1. Key Findings
Over 160,000 individuals registered with a GP practice in Scotland responded to the 2019/20 Health and Care Experience Survey. The survey asked about people's experiences during the previous 12 months of accessing and using their GP practice and other local healthcare services; receiving care, support and help with everyday living; and caring responsibilities. The main results from the 2019/20 survey are:
The GP Practice
- Seventy nine per cent of people rated the overall care provided by their GP practice positively, down four percentage points from the last survey.
- Eighty five per cent of people found it easy to contact their GP practice in the way that they want to and seventy seven per cent were happy with their GP practice opening hours.

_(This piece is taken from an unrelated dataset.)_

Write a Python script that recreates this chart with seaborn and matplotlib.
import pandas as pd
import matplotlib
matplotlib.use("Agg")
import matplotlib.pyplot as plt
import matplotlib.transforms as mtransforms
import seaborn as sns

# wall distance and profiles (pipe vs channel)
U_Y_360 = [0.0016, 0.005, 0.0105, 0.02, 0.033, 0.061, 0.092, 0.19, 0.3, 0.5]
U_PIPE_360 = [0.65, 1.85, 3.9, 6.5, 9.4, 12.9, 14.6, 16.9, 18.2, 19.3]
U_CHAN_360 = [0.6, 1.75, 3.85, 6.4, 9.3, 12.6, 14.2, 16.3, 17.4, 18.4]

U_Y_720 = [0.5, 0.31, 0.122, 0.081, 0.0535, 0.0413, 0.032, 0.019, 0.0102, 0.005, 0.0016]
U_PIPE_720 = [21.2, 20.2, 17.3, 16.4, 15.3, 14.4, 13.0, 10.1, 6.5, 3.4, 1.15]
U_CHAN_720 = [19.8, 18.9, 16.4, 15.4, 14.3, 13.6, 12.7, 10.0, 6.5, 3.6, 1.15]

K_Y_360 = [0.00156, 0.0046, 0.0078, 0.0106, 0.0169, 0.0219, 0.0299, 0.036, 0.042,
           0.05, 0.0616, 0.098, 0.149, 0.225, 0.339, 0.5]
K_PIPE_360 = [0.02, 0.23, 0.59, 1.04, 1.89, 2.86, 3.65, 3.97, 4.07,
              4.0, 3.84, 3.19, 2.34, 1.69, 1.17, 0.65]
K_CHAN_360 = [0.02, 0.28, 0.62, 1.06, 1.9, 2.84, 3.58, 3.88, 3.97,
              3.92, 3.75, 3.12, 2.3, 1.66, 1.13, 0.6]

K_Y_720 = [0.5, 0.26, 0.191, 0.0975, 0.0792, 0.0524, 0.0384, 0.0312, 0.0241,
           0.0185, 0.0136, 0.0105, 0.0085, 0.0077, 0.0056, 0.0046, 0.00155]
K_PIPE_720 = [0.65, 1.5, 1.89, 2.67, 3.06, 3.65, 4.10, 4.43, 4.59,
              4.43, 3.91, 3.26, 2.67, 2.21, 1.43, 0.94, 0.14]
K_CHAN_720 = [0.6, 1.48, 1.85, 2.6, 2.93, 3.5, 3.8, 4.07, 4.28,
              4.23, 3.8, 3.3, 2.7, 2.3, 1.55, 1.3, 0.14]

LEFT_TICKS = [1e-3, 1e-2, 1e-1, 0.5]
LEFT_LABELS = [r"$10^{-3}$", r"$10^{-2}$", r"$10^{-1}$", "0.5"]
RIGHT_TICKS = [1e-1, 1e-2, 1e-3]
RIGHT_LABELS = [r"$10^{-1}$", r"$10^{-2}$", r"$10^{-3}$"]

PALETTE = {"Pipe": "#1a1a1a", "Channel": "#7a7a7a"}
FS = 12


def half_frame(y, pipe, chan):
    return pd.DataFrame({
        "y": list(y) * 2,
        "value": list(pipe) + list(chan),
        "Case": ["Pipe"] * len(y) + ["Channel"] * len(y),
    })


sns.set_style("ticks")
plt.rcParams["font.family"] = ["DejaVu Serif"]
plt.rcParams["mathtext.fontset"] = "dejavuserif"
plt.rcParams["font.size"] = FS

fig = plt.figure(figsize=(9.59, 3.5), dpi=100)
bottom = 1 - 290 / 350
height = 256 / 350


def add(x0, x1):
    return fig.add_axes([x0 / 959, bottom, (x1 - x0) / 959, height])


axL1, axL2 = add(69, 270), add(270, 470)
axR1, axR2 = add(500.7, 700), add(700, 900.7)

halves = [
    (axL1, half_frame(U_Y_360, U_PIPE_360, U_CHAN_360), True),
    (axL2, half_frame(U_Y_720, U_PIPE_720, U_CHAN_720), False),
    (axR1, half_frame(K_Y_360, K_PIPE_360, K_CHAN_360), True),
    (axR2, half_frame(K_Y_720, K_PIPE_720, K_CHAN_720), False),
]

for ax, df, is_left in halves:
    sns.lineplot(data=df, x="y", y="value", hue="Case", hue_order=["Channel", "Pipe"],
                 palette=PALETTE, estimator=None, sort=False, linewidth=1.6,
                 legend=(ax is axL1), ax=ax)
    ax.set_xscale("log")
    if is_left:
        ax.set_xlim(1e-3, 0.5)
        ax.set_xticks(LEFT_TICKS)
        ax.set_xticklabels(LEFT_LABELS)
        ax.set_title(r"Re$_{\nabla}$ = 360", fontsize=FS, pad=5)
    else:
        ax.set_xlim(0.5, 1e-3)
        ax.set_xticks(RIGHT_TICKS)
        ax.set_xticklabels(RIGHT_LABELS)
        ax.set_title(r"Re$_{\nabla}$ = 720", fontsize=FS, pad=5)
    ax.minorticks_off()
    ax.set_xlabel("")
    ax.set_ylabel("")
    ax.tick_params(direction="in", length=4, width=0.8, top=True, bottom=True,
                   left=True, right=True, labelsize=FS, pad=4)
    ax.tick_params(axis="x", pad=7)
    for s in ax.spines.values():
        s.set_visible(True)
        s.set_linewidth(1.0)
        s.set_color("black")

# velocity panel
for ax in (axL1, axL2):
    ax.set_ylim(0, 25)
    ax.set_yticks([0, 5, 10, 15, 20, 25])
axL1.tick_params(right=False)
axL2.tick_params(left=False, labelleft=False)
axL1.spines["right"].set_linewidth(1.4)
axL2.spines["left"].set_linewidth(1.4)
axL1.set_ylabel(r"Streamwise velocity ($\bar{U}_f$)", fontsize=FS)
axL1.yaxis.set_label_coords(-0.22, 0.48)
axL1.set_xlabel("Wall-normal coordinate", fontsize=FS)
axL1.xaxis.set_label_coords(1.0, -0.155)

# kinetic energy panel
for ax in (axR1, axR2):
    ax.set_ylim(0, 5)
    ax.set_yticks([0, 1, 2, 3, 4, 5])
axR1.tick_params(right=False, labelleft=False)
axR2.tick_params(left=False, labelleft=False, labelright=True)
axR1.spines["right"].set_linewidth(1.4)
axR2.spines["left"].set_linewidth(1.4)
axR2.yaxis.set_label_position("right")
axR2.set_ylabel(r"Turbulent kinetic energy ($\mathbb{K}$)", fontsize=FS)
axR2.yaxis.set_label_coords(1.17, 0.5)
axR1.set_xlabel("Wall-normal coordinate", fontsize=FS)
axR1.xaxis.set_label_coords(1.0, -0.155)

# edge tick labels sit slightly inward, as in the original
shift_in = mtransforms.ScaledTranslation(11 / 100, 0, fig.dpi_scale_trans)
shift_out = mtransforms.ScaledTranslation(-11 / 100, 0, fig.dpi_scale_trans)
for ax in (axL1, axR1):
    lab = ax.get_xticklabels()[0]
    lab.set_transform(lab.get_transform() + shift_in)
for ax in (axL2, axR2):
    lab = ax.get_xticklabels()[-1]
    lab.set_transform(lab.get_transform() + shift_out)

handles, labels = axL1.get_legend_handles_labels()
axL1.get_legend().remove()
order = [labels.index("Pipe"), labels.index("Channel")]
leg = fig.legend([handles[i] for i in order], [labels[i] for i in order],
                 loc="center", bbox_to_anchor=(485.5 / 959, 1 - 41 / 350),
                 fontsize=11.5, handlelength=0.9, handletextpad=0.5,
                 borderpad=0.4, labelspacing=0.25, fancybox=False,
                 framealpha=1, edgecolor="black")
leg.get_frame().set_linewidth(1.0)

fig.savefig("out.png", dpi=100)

- Ninety two per cent of people were able to obtain two working day access to their GP practice; this is a slight decrease from the previous survey. Sixty four per cent of people were allowed to book an appointment at their GP practice three or more working days in advance, down from sixty eight per cent in the previous survey.

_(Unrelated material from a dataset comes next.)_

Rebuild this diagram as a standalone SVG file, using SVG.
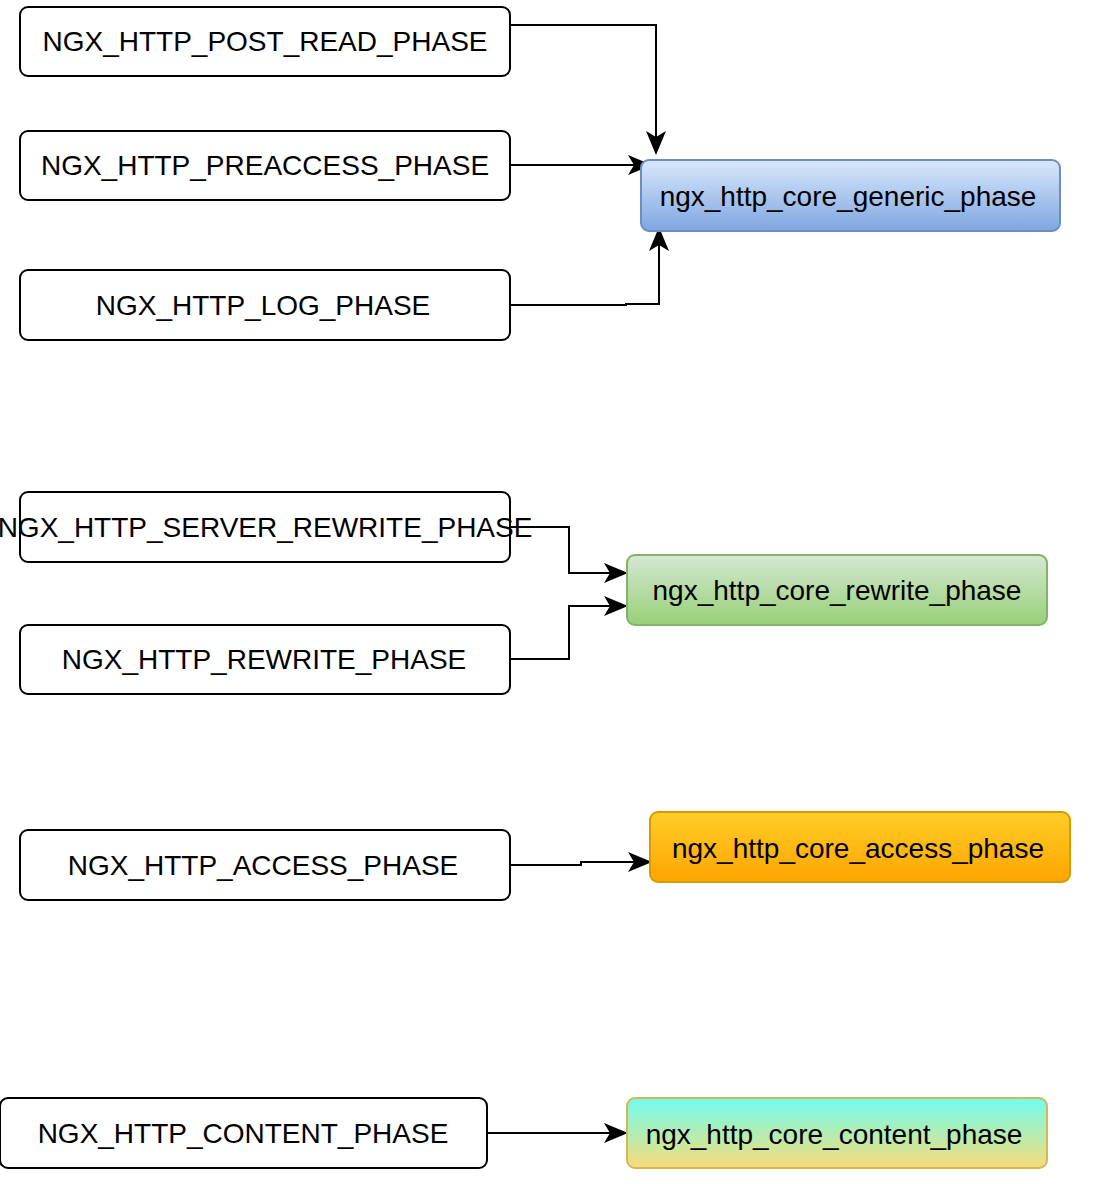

Recent Treatment or Advice from the GP Practice
- Around three quarters of people who had contacted their GP practice in the last 12 months received most of their treatment or advice from a doctor.

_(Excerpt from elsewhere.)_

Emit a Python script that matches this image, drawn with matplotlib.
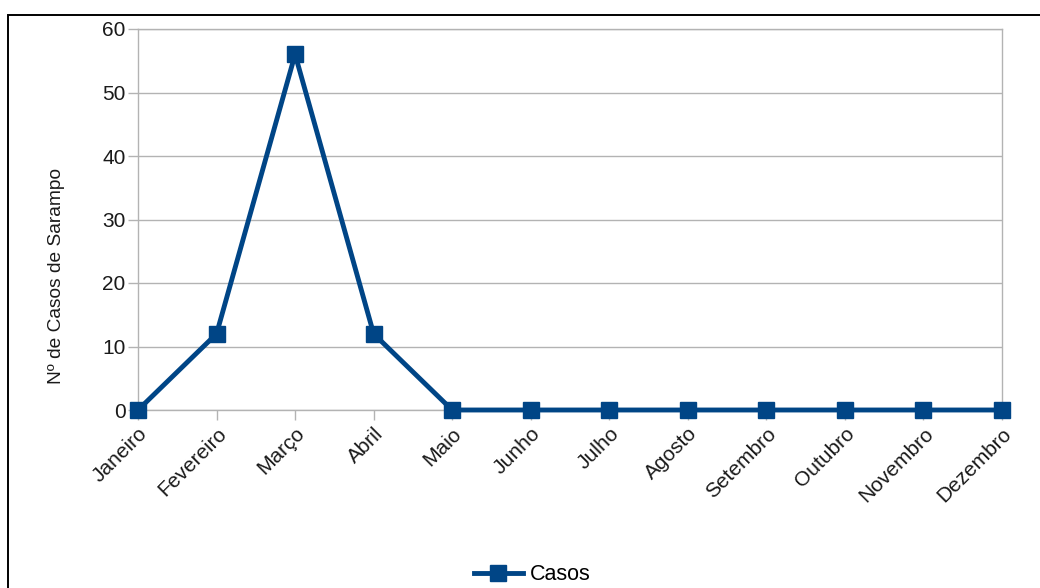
import matplotlib.pyplot as plt
from matplotlib.lines import Line2D
from matplotlib.patches import Rectangle

plt.rcParams['font.family'] = ['Liberation Sans', 'DejaVu Sans']

# Monthly measles cases
months = ['Janeiro', 'Fevereiro', 'Março', 'Abril', 'Maio', 'Junho', 'Julho',
          'Agosto', 'Setembro', 'Outubro', 'Novembro', 'Dezembro']
cases = [0, 12, 56, 12, 0, 0, 0, 0, 0, 0, 0, 0]
y_ticks = [0, 10, 20, 30, 40, 50, 60]

W, H = 1040, 588
fig = plt.figure(figsize=(W / 100, H / 100), dpi=100)

# outer frame, open at right and bottom
fig.patches.append(Rectangle((8 / W, -0.1), 1.2, 1 - 15 / H + 0.1,
                             transform=fig.transFigure, fill=False,
                             edgecolor='black', linewidth=1.4))

left, right, top, bottom = 138 / W, 1002 / W, 1 - 29 / H, 1 - 410 / H
ax = fig.add_axes([left, bottom, right - left, top - bottom])

blue = '#004586'
grid_c = '#b3b3b3'
x = list(range(len(months)))
ax.plot(x, cases, color=blue, linewidth=3.5, marker='s', markersize=11.5,
        markerfacecolor=blue, markeredgecolor=blue, clip_on=False, zorder=3)

ax.set_xlim(0, len(months) - 1)
ax.set_ylim(0, 60)
ax.set_yticks(y_ticks)
ax.set_xticks(x)
ax.set_xticklabels(months, rotation=45, ha='right', rotation_mode='anchor')
ax.yaxis.grid(True, color=grid_c, linewidth=1)
ax.set_axisbelow(True)

for s in ax.spines.values():
    s.set_color(grid_c)
    s.set_linewidth(1)

ax.tick_params(axis='both', colors=grid_c, length=7, width=1, labelcolor='#1a1a1a',
               labelsize=15)
ax.tick_params(axis='x', pad=3)
ax.tick_params(axis='y', pad=2)

# axis title sits lower than the plot centre, next to the frame edge
ax.set_ylabel('Nº de Casos de Sarampo', fontsize=13.8, color='#1a1a1a')
ax.yaxis.set_label_coords(-0.0845, 0.352)

handle = Line2D([], [], color=blue, linewidth=3.5, marker='s', markersize=11.5)
fig.legend([handle], ['Casos'], loc='center', bbox_to_anchor=(532 / W, 1 - 575 / H),
           frameon=False, fontsize=15.5, handlelength=2.3, handletextpad=0.3)

fig.savefig('out.png', dpi=100, facecolor='white')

- People were generally positive about their experience of care. They were most positive about understanding information they were given and being able to ask questions.
Out of Hours Care
- Of the people who received treatment or advice from an NHS service when their GP practice was closed, seventy nine per cent rated the overall care they had experienced positively.
Care, Support and Help with Everyday Living
- Of those who received care, support and help with everyday living, sixty nine per cent rated the overall help, care or support services as either excellent or good.
- Seventy six per cent of those receiving care, support and help with everyday living said they were treated with compassion and understanding.
Experiences of Carers
- The survey indicated that fifteen per cent of people look after or provide regular help or support to others.
- Of those providing care, thirty four per cent say they feel supported to continue care, this was down three percentage points from the previous survey.